Obama, Romney to crisscross in New Hampshire
September 05, 2012
WASHINGTON — President Barack Obama and his Republican rival Mitt Romney are barnstorming across battleground states in their quest for the White House, but on Friday the two will find themselves in the same small corner of America.
A day after Obama officially accepts his Democratic Party's nomination on Thursday, he and Vice President Joe Biden will head to Portsmouth, New Hampshire for a campaign event, the White House said.
Romney, who is currently hunkered down in neighboring Vermont practicing for his three debates with Obama in October, will travel to nearby Nashua for a rally on Friday, according to his campaign, leaving the candidates barely 40 miles (65 kilometers) from one another as they stump for New Hampshire votes.
The Granite State is the smallest of 10 crucial battlegrounds of the November 6 election, with just four of the 270 electoral votes needed for victory.
With polls showing the race neck-and-neck, neither Obama nor Romney is willing to cede ground in any of the swing states.
Obama won New Hampshire by nearly 10 points in 2008, but it's a closer race this year, with a Real Clear Politics average of polls showing Obama ahead of Romney by 3.5 percentage points in the state.

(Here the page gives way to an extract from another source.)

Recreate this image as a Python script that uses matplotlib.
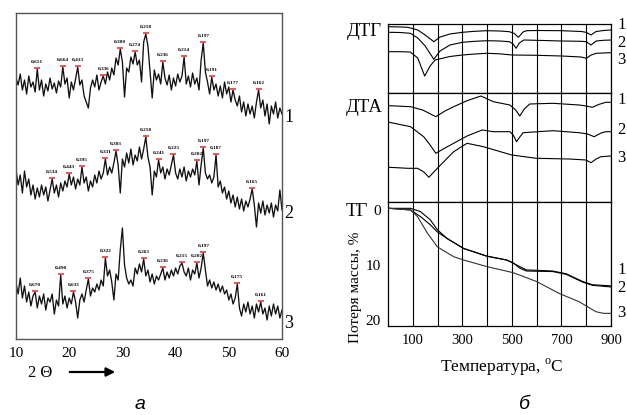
import numpy as np
import matplotlib.pyplot as plt

plt.rcParams['font.family'] = ['Liberation Serif', 'DejaVu Serif']
plt.rcParams['mathtext.fontset'] = 'custom'
plt.rcParams['mathtext.rm'] = 'Liberation Serif'

## XRD patterns (panel a), intensities, arbitrary units
two_theta = np.linspace(10, 60, 126)

xrd_1 = [42, 35, 46, 30, 40, 26, 44, 33, 38, 28, 51, 30, 40, 24, 36, 29, 42, 31, 37, 27,
         39, 33, 53, 36, 42, 22, 38, 30, 41, 53, 35, 40, 24, 18, 12, 32, 40, 33, 45, 30,
         38, 44, 36, 48, 40, 52, 45, 62, 55, 71, 58, 23, 52, 48, 63, 56, 68, 55, 60, 38,
         78, 86, 74, 48, 22, 50, 40, 46, 36, 58, 42, 35, 45, 30, 42, 34, 46, 38, 44, 63,
         36, 44, 33, 47, 36, 42, 30, 60, 77, 48, 38, 26, 43, 30, 36, 24, 34, 22, 38, 26,
         33, 18, 30, 20, 14, 24, 8, 18, 4, 16, 6, 14, 2, 18, 30, 12, 20, 4, 16, -4,
         14, 6, 18, 2, 12, 6]
xrd_2 = [45, 30, 40, 22, 44, 28, 36, 20, 30, 16, 27, 18, 30, 20, 28, 14, 25, 36, 22, 30,
         18, 32, 24, 34, 28, 41, 30, 38, 26, 36, 30, 48, 32, 38, 24, 34, 28, 40, 32, 44,
         36, 42, 56, 40, 48, 42, 52, 64, 50, 22, 56, 48, 62, 52, 66, 50, 60, 54, 68, 56,
         66, 78, 58, 48, 20, 44, 38, 55, 42, 48, 36, 46, 40, 50, 60, 42, 36, 46, 38, 48,
         34, 44, 38, 46, 40, 54, 30, 50, 67, 42, 36, 40, 32, 38, 60, 28, 34, 22, 28, 16,
         24, 12, 20, 8, 18, 6, 16, 4, 14, 8, 16, 26, 10, -12, 12, 2, 14, 0, 10, 2,
         12, -2, 10, 4, 25, 5]
xrd_3 = [37, 26, 42, 22, 34, 18, 28, 14, 24, 28, 12, 24, 16, 26, 10, 22, 18, 26, 6, 20,
         14, 45, 16, 24, 12, 22, 16, 28, 18, 2, 20, 26, 18, 30, 41, 24, 32, 28, 36, 30,
         40, 34, 62, 44, 50, 38, 20, 46, 40, 70, 92, 55, 42, 36, 40, 34, 52, 46, 56, 48,
         61, 44, 50, 38, 46, 36, 44, 40, 46, 52, 40, 48, 42, 50, 44, 52, 46, 54, 57, 48,
         44, 52, 40, 50, 46, 57, 42, 52, 67, 50, 34, 40, 32, 38, 30, 36, 28, 34, 26, 30,
         20, 26, 16, 22, 36, 12, 4, 16, 8, 18, 6, 14, 2, 16, 8, 18, 6, 12, 0, 14,
         4, 16, 6, 14, 2, 10]
xrd_offsets = [219, 124, 19]

peaks_pos_1 = [14.0, 18.8, 21.6, 26.4, 29.6, 32.4, 34.4, 37.6, 41.6, 45.2, 46.8, 50.8, 55.6]
peaks_lab_1 = ['0,651', '0,664', '0,413', '0,336', '0,300', '0,274', '0,258', '0,236',
               '0,214', '0,197', '0,191', '0,177', '0,162']
peaks_pos_2 = [16.8, 20.0, 22.4, 26.8, 28.8, 34.4, 36.8, 39.6, 44.0, 45.2, 47.6, 54.4]
peaks_lab_2 = ['0,534', '0,443', '0,395', '0,331', '0,303', '0,258', '0,241', '0,225',
               '0,202', '0,197', '0,187', '0,165']
peaks_pos_3 = [13.6, 18.4, 20.8, 23.6, 26.8, 34.0, 37.6, 41.2, 44.0, 45.2, 51.6, 56.0]
peaks_lab_3 = ['0,670', '0,490', '0,633', '0,375', '0,322', '0,263', '0,236', '0,215',
               '0,202', '0,197', '0,175', '0,161']

## Thermal analysis (panel b)
dtg_T1 = [5, 50, 80, 120, 150, 185, 210, 250, 300, 350, 400, 450, 490, 510, 526, 545, 560, 600, 700, 780, 800, 819, 840, 870, 900]
dtg_1 = [66.3, 66, 65.7, 63, 58, 51.3, 56, 59, 60.7, 61.7, 62.3, 62, 61.3, 59.5, 55.7, 61, 62.3, 62.5, 62.3, 61.5, 60.7, 58, 61.5, 62.5, 63]
dtg_T2 = [5, 50, 90, 120, 150, 185, 210, 250, 300, 350, 400, 450, 490, 505, 517, 530, 548, 600, 700, 780, 800, 819, 840, 870, 900]
dtg_2 = [60.7, 60.5, 59.7, 55, 47, 33.7, 42, 48, 50.7, 51.7, 52.3, 52, 51.3, 49, 44.7, 50, 53, 52.7, 52, 51.7, 51.3, 48, 52, 52.7, 53]
dtg_T3 = [5, 50, 90, 120, 148, 170, 190, 250, 300, 350, 400, 450, 500, 600, 700, 780, 800, 820, 840, 900]
dtg_3 = [41.3, 41.3, 41, 35, 17, 27, 33, 36.5, 38, 39, 39.7, 39.2, 38, 37.7, 37, 36, 34.7, 38, 39.7, 40.3]

dta_T1 = [5, 91, 140, 193, 230, 265, 319, 375, 425, 492, 515, 532, 550, 572, 665, 772, 800, 825, 850, 879, 900]
dta_1 = [96.3, 95.3, 92, 85.3, 91, 95.3, 101.3, 106, 100.3, 97, 92, 86, 93, 98, 98.7, 97, 96, 94.7, 97.5, 99.7, 99.7]
dta_T2 = [5, 91, 144, 170, 193, 230, 265, 319, 380, 425, 492, 505, 519, 532, 545, 665, 772, 805, 832, 860, 879, 900]
dta_2 = [79.7, 75.3, 65.3, 57, 48.7, 54, 58.7, 66, 72, 70.3, 70.3, 67, 60.3, 65, 69.3, 71.3, 69.3, 68, 65.3, 69, 70.3, 70.3]
dta_T3 = [5, 79, 119, 145, 165, 185, 212, 265, 319, 385, 499, 599, 732, 799, 819, 840, 859, 900]
dta_3 = [34.7, 33.7, 33.7, 30, 24.7, 30, 37, 50.3, 58.7, 55.3, 47, 43.7, 43, 42, 39.3, 43, 45.3, 46]

tg_T1 = [5, 91, 131, 171, 199, 239, 305, 399, 479, 532, 559, 665, 719, 785, 825, 900]
tg_1 = [-0.3, -0.3, 0.3, 1.8, 3.6, 5.2, 7.0, 8.4, 9.1, 10.3, 10.9, 11.1, 11.6, 13.0, 13.6, 13.8]
tg_T2 = [5, 91, 131, 171, 199, 239, 305, 399, 479, 505, 532, 559, 665, 719, 785, 825, 900]
tg_2 = [-0.3, 0.0, 1.2, 2.7, 4.0, 5.2, 7.0, 8.4, 9.1, 9.6, 10.6, 11.1, 11.2, 11.7, 13.1, 13.7, 14.0]
tg_T3 = [5, 91, 119, 159, 199, 265, 305, 399, 505, 599, 692, 772, 839, 870, 900]
tg_3 = [-0.3, 0.0, 1.2, 4.2, 6.7, 8.5, 9.1, 10.3, 11.4, 13.0, 15.2, 16.7, 18.5, 18.8, 18.8]

W, H = 627, 415
fig = plt.figure(figsize=(W / 100, H / 100), dpi=100)

def fx(px):
    return px / W

def fy(py):
    return 1 - py / H

# ---- panel a
ax = fig.add_axes([fx(16), fy(339), 266 / W, 326 / H])
ax.set_xlim(10, 60)
ax.set_ylim(0, 326)
for s in ax.spines.values():
    s.set_color('#555555')
    s.set_linewidth(1.0)

series = [(xrd_1, peaks_pos_1, peaks_lab_1), (xrd_2, peaks_pos_2, peaks_lab_2), (xrd_3, peaks_pos_3, peaks_lab_3)]
for (vals, ppos, plab), off in zip(series, xrd_offsets):
    y = np.array(vals) + off
    ax.plot(two_theta, y, color='#111111', lw=0.95)
    for p, lab in zip(ppos, plab):
        i = np.argmin(np.abs(two_theta - p))
        ax.plot(p, y[i] + 1, marker='_', color='#e0403a', ms=5, mew=1.2)
        ax.text(p, y[i] + 5, lab, fontsize=3.8, fontweight='bold', ha='center', va='bottom')

ax.set_xticks([10, 20, 30, 40, 50, 60])
ax.set_yticks([])
ax.tick_params(axis='x', length=0, pad=6, labelsize=11)

for lab, py in zip(['1', '2', '3'], [117, 213, 323]):
    fig.text(fx(289), fy(py), lab, fontsize=13, ha='center', va='center')

fig.text(fx(40), fy(373), '2 Θ', fontsize=12, ha='center', va='center')
ax.annotate('', xy=(fx(118), fy(372)), xytext=(fx(67), fy(372)),
            xycoords='figure fraction', textcoords='figure fraction',
            arrowprops=dict(arrowstyle='-|>', color='k', lw=1.6, mutation_scale=13),
            annotation_clip=False)
fig.text(fx(140), fy(404), 'a', fontsize=14, style='italic', family='Liberation Sans',
         ha='center', va='center')

# ---- panel b
xl, wd = fx(388), 223 / W
ax_dtg = fig.add_axes([xl, fy(93), wd, 69 / H])
ax_dta = fig.add_axes([xl, fy(202), wd, 109 / H])
ax_tg = fig.add_axes([xl, fy(326), wd, 124 / H])

ax_dtg.set_ylim(0, 69)
ax_dta.set_ylim(0, 109)
ax_tg.set_ylim(21.1, -1.45)

ax_dtg.plot(dtg_T1, dtg_1, color='k', lw=0.8)
ax_dtg.plot(dtg_T2, dtg_2, color='k', lw=0.8)
ax_dtg.plot(dtg_T3, dtg_3, color='k', lw=0.8)
ax_dta.plot(dta_T1, dta_1, color='k', lw=0.8)
ax_dta.plot(dta_T2, dta_2, color='k', lw=0.8)
ax_dta.plot(dta_T3, dta_3, color='k', lw=0.8)
ax_tg.plot(tg_T1, tg_1, color='k', lw=0.8)
ax_tg.plot(tg_T2, tg_2, color='k', lw=0.8)
ax_tg.plot(tg_T3, tg_3, color='#333333', lw=0.8)

for a in [ax_dtg, ax_dta, ax_tg]:
    a.set_xlim(0, 900)
    a.set_xticks(range(100, 901, 100))
    a.grid(axis='x', color='k', lw=0.8)
    a.tick_params(length=0)
    for s in a.spines.values():
        s.set_linewidth(0.9)
    if a is not ax_tg:
        a.set_yticks([])
        a.set_xticklabels([])

ax_tg.set_xticklabels(['100', '', '300', '', '500', '', '700', '', '900'])
ax_tg.tick_params(axis='x', pad=6, labelsize=10.5)
ax_tg.set_yticks([0, 10, 20])
ax_tg.tick_params(axis='y', pad=5, labelsize=11)

fig.text(fx(364), fy(31), 'ДТГ', fontsize=13.5, ha='center', va='center')
fig.text(fx(364), fy(107), 'ДТА', fontsize=13.5, ha='center', va='center')
fig.text(fx(357), fy(211), 'ТГ', fontsize=13.5, ha='center', va='center')
fig.text(fx(356), fy(287), 'Потеря массы, %', fontsize=11, rotation=90, ha='center', va='center')
fig.text(fx(502), fy(367), r'Температура, $^{\rm o}$C', fontsize=12.5, ha='center', va='center')
fig.text(fx(524), fy(404), 'б', fontsize=14, style='italic', family='Liberation Sans',
         ha='center', va='center')

right_nums = [('1', 25), ('2', 43), ('3', 60), ('1', 100), ('2', 130), ('3', 158),
              ('1', 270), ('2', 288), ('3', 313)]
for lab, py in right_nums:
    fig.text(fx(617), fy(py), lab, fontsize=12, ha='left', va='center')

plt.savefig('out.png', dpi=100)
plt.close()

Romney, a multimillionaire former investor, has a few advantages among New Hampshire voters, some 40 percent of whom are reportedly listed as independent: he was governor of neighboring Massachusetts, and he has a vacation home on the shores of New Hampshire's popular Lake Winnipesaukee.
Both candidates have already visited the state -- whose fiercely independent motto is "Live Free or Die" -- several times this year.
Obama campaigned there most recently on August 18, while Romney and his running mate Paul Ryan held a town hall-style campaign event in the state two days later.